Monday, March 29, 2010

My bean.

Went to my first Drs appt. today.  I was right, 6 weeks and 6 days along.  Due date is Nov. 19th.  I go back in two weeks for a sonogram to make sure that the baby has planted itself in my uterus.  Looking forward to more! 

Friday, March 26, 2010

Fridays

I always look forward to Fridays.  Seriously, I love them.  Thanks Friday for coming in my time of need.  It has been a busy and stressful, life changing week.  I needed the assurance that you are here with me today.

Wednesday, March 24, 2010

Looking forward

To the baby coming.  We kind of figured it up and it looks like I am due Nov. 19th.  This is unofficial as we will not see the dr till Monday, but it is a guesstimation. 

Monday, March 22, 2010

And the journey begins

Found out Friday that we are going to have a baby.  We are terribly excited. 

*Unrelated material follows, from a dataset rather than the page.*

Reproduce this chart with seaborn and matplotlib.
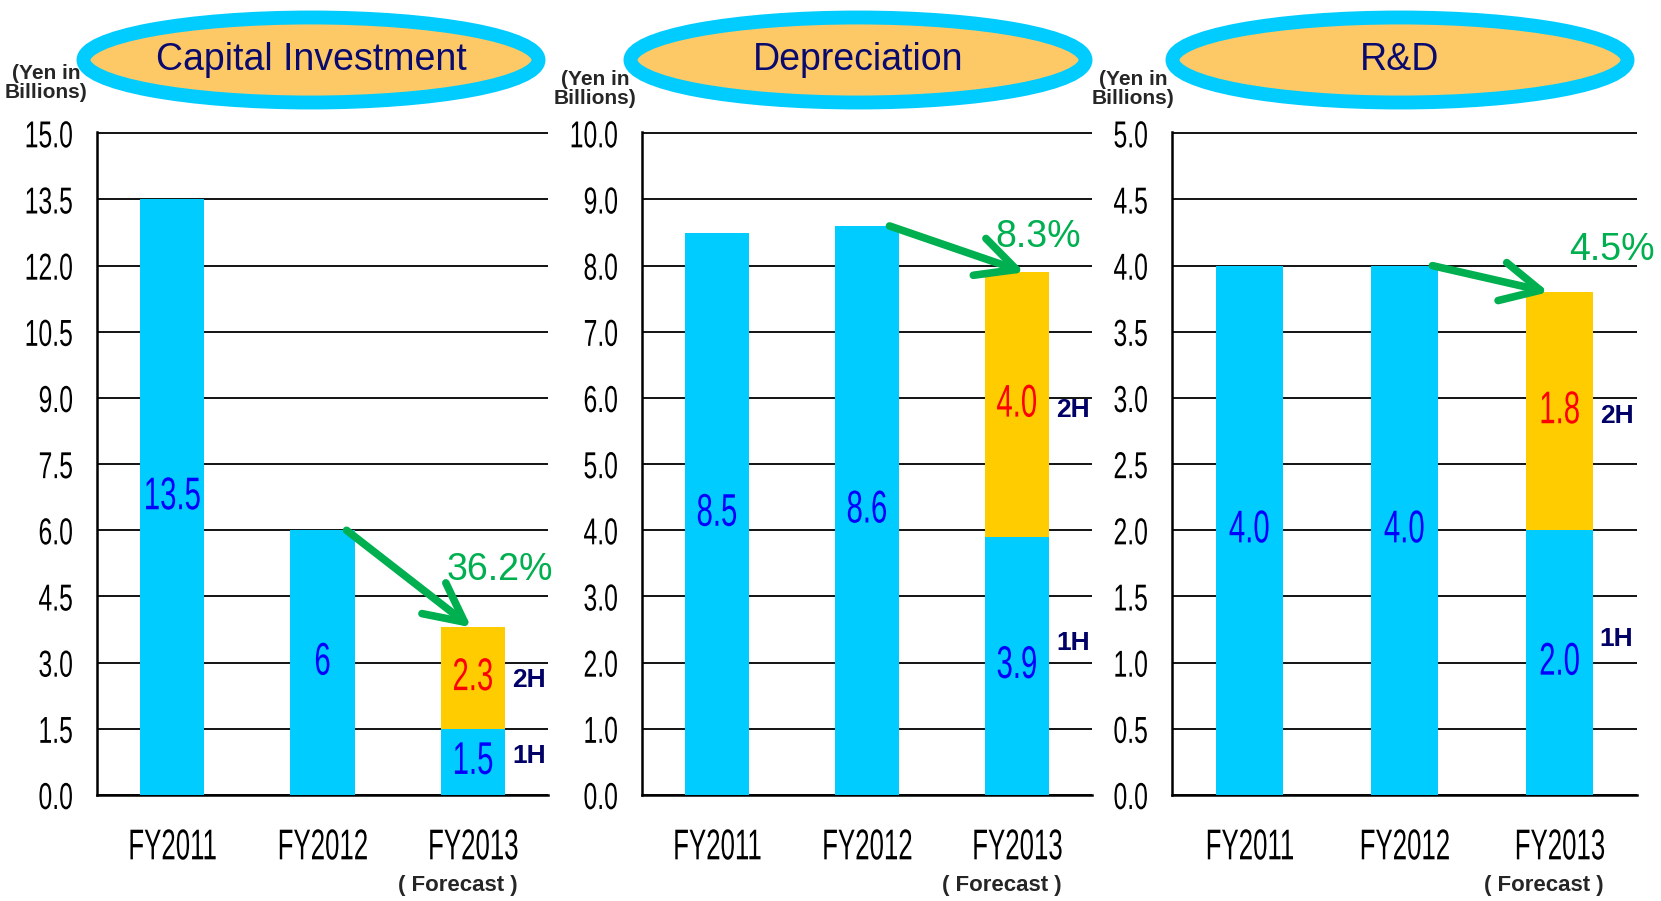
import numpy as np
import pandas as pd
import seaborn as sns
import matplotlib.pyplot as plt
from matplotlib.patches import Ellipse
from matplotlib.patheffects import AbstractPathEffect
from matplotlib.transforms import Affine2D

# ---- data ----
categories = ['FY2011', 'FY2012', 'FY2013']
titles = ['Capital Investment', 'Depreciation', 'R&D']

# full year for FY2011 / FY2012, first half for FY2013
capex_first = [13.5, 6.0, 1.5]
capex_second = [0.0, 0.0, 2.3]
capex_labels = ['13.5', '6', '1.5', '2.3']

depr_first = [8.5, 8.6, 3.9]
depr_second = [0.0, 0.0, 4.0]
depr_labels = ['8.5', '8.6', '3.9', '4.0']

rnd_first = [4.0, 4.0, 2.0]
rnd_second = [0.0, 0.0, 1.8]
rnd_labels = ['4.0', '4.0', '2.0', '1.8']

pct_change = ['36.2%', '8.3%', '4.5%']

y_max = [15.0, 10.0, 5.0]
y_step = [1.5, 1.0, 0.5]

# ---- style ----
CYAN = '#00ccff'
ORANGE = '#ffcc00'
ELLIPSE_FILL = '#fcc966'
NAVY = '#0a0a6e'
GREEN = '#00b050'
BLUE = '#0000ff'
RED = '#ff0000'

sns.set_style('white')
plt.rcParams['font.family'] = ['Liberation Sans', 'DejaVu Sans']
SANS = ['Liberation Sans', 'DejaVu Sans']


# numbers in the original use a tall, very condensed face:
# squeeze the glyphs horizontally when drawing
class Squeeze(AbstractPathEffect):
    def __init__(self, sx=0.6, anchor='center'):
        super().__init__()
        self.sx = sx
        self.anchor = anchor

    def draw_path(self, renderer, gc, tpath, affine, rgbFace=None):
        ext = tpath.get_extents(affine)
        cx = ext.x1 if self.anchor == 'right' else (ext.x0 + ext.x1) / 2
        aff = affine + Affine2D().translate(-cx, 0).scale(self.sx, 1).translate(cx, 0)
        renderer.draw_path(gc, tpath, aff, rgbFace)


SQ_TICK = [Squeeze(0.66, 'right')]
SQ_CAT = [Squeeze(0.6, 'center')]
SQ_VAL = [Squeeze(0.64, 'center')]

W, H = 1661, 901
fig = plt.figure(figsize=(W / 100, H / 100), dpi=100)

axes_px = [(97, 548), (642, 1092), (1172, 1637)]
top_px, bottom_px = 132, 795
ellipse_cx = [311, 858, 1400]
unit_pos = [(46, 83), (595, 89), (1133, 89)]
pct_pos = [(2.18, 5.11), (2.14, 8.43), (2.34, 4.12)]
arrow_x = [(1.16, 1.99), (1.15, 2.05), (1.18, 1.93)]

panels = [
    (capex_first, capex_second, capex_labels),
    (depr_first, depr_second, depr_labels),
    (rnd_first, rnd_second, rnd_labels),
]

for i, (first, second, labels) in enumerate(panels):
    l, r = axes_px[i]
    ax = fig.add_axes([l / W, 1 - bottom_px / H, (r - l) / W, (bottom_px - top_px) / H])

    df = pd.DataFrame({'period': categories,
                       'first': first,
                       'total': np.add(first, second)})

    sns.barplot(data=df, x='period', y='total', color=ORANGE, saturation=1,
                width=0.43, linewidth=0, ax=ax, zorder=2)
    sns.barplot(data=df, x='period', y='first', color=CYAN, saturation=1,
                width=0.43, linewidth=0, ax=ax, zorder=3)

    # axes look
    ax.set_xlim(-0.5, 2.5)
    ax.set_ylim(0, y_max[i] * 1.002)
    yt = np.arange(0, y_max[i] + y_step[i] / 2, y_step[i])
    ax.set_yticks(yt)
    ax.set_yticklabels([f'{v:.1f}' for v in yt])
    ax.set_axisbelow(True)
    ax.yaxis.grid(True, color='black', lw=1.3)
    ax.xaxis.grid(False)
    ax.set_xlabel('')
    ax.set_ylabel('')
    ax.spines[['top', 'right']].set_visible(False)
    for s in ['left', 'bottom']:
        ax.spines[s].set_color('black')
        ax.spines[s].set_linewidth(1.8)

    ax.set_xticks(range(len(categories)))
    ax.set_xticklabels(categories)
    ax.set_xticks([0.5, 1.5, 2.5], minor=True)
    ax.tick_params(axis='x', which='major', length=0, pad=24, labelsize=31, colors='black')
    ax.tick_params(axis='x', which='minor', direction='in', length=8.5, width=1.6, color='black')
    ax.tick_params(axis='y', length=0, pad=17, labelsize=27, colors='black')
    for t in ax.get_yticklabels():
        t.set_path_effects(SQ_TICK)
    for t in ax.get_xticklabels():
        t.set_path_effects(SQ_CAT)

    # value labels
    for j, v in enumerate(first):
        ax.text(j, v / 2, labels[j], ha='center', va='center', color=BLUE,
                fontsize=33, zorder=5, path_effects=SQ_VAL)
    ax.text(2, first[2] + second[2] / 2, labels[3], ha='center', va='center',
            color=RED, fontsize=33, zorder=5, path_effects=SQ_VAL)

    # half-year markers
    ax.text(2.26, first[2] * 0.59, '1H', ha='left', va='center', color='#000066',
            fontsize=19, fontweight='bold', family=SANS)
    ax.text(2.26, first[2] + second[2] * 0.48, '2H', ha='left', va='center',
            color='#000066', fontsize=19, fontweight='bold', family=SANS)

    ax.text(1.9, -0.137, '( Forecast )', transform=ax.get_xaxis_transform(),
            ha='center', va='center', fontsize=16, fontweight='bold', family=SANS)

    # change arrow + percent
    x0, x1 = arrow_x[i]
    ax.annotate('', xy=(x1, first[2] + second[2]), xytext=(x0, first[1]),
                arrowprops=dict(arrowstyle='->,head_length=1.4,head_width=0.7',
                                color=GREEN, lw=5.5, mutation_scale=20,
                                shrinkA=0, shrinkB=0, capstyle='round',
                                joinstyle='round'),
                zorder=6, annotation_clip=False)
    ax.text(pct_pos[i][0], pct_pos[i][1], pct_change[i], ha='center', va='center',
            color=GREEN, fontsize=27, family=SANS, zorder=6)

    # title bubble
    fig.add_artist(Ellipse((ellipse_cx[i] / W, 1 - 60 / H), 455 / W, 85 / H,
                           transform=fig.transFigure, facecolor=ELLIPSE_FILL,
                           edgecolor=CYAN, lw=10))
    fig.text(ellipse_cx[i] / W, 1 - 60 / H, titles[i], ha='center', va='center',
             fontsize=27, color=NAVY, family=SANS)

    ux, uy = unit_pos[i]
    fig.text(ux / W, 1 - uy / H, '(Yen in\nBillions)', ha='center', va='center',
             fontsize=15, fontweight='bold', family=SANS, linespacing=1.0)

fig.savefig('out.png', dpi=100)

I keep getting these phonecalls......

Your number keeps showing up on my phone as a  missed call, in the middle of the night.  I don't know why you bother.   I have tried to be your friend Crystal, and you continue to use and manipulate the hell out of me.  It has always been toxic.  It's so weird, because I know some of the best times of my life have been being a girl with you, but some of the most exhausting times of my life has been trying to be your friend and you just sucking the life out of me.  You have too much drama.  You are not authentic.  You always write about evolving....can you tell me when you will finally evolve?  Let it go.  The friendship is over.  I can no longer place myself in that position with you.  My time and energy revolved around whether or not Crystal was going to be okay.  I have children to take care of, so do you.  Take care of them, and maybe you will feel better about you.  

Tuesday, March 16, 2010

Seriously?

Having a rough time with the 15 year old.  It's not that she is doing anything too seriously bad, it's just that I feel a thousand miles away from her.  I realize she is changing and becoming her own little person with her own beliefs and ideas, I just hate that in that process, she somehow has come to believe that I am stupid and know nothing.  I have been there with my own mother......oh how I wished I would have listened to her.  It would have saved me so much heartache.  

Katie, I hope you know that you are so precious to me.  I miss you everyday.  I hope that you find who you are in this crazy world and in the process, learn that I am not trying to change you, I am just trying to guide you.   You are so beautiful and smart.  I love you.